Wud Y'all do this: Mike James, 1st round pick(Top 5), Joey Graham, Jose Calderon for Steve Nash?


----------



## endora60 (Jan 5, 2006)

MVP_23 said:


> Wud Y'all do this: Mike James, 1st round pick(Top 5), Joey Graham, Jose Calderon for Steve Nash?


It's nice to see somebody on this site with a sense of humor. :rofl:

Laurie


----------



## Jammin (Jul 3, 2005)

LMAO HAHAHAHAHAHHAHAHAHAHAHAHHAHAHAHAHA etc.

I wouldn't trade Kobe Bryant, 1st round pick for Steve Nash.


----------



## MVP_23 (Jan 29, 2006)

u wouldnt trade kobe and 1st round for steve nash? EDITED

One. Don't mask curse words.
Two. Don't flame other users.

Thanks.

ShuHanGuanYu


----------



## Pacers Fan (Aug 25, 2002)

MVP_23 said:


> u wouldnt trade kobe and 1st round for steve nash?


Why? If the Suns traded Nash, they'd need a PG. All the other role players on this team wouldn't be half as good with Kobe there instead of Nash.


----------



## sunsaz (Apr 18, 2005)

And people on this board call ME insane.


----------



## endora60 (Jan 5, 2006)

Jammin said:


> LMAO HAHAHAHAHAHHAHAHAHAHAHAHHAHAHAHAHA etc.
> 
> I wouldn't trade Kobe Bryant, 1st round pick for Steve Nash.


Welllllllll......dunno if I'd go _that_ far. I might not actually _make_ that trade, but I'd sure think it over real hard.
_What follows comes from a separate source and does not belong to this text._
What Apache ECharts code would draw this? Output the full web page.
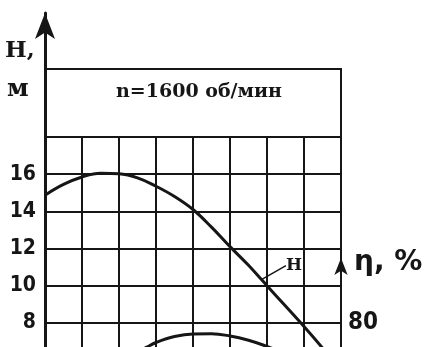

Heck, what I want is Nash and Kobe on the same team :laugh: Watching them working together in the All Star game was a lot of fun. Too bad Nash will undoubtedly retire as he started--as a Sun--and Kobe is "A Laker for Life."

Laurie


----------



## Jammin (Jul 3, 2005)

Well... in the Summwe we signed Nash, we almost had Kobe, but then he went back with LA.

Seriously, Marion, Amare, Bell, Diaw, Jones, House, Barbosa... etc wouldn't even be in double figures if we have Kobe. Nash is 100% PERFECT for this team, woul;dn't trade him for ANYONE. And I mean ANYONE.


----------



## Carbo04 (Apr 15, 2005)

Wow. How retarded.


----------



## chromekilla (Aug 21, 2005)

MVP_23 said:


> Wud Y'all do this: Mike James, 1st round pick(Top 5), Joey Graham, Jose Calderon for Steve Nash?


Lol there in only one way that this would happen bosh,first pick this year first pick next year another first from knicks or whomever for nash and cash or whatever to match salarys.


----------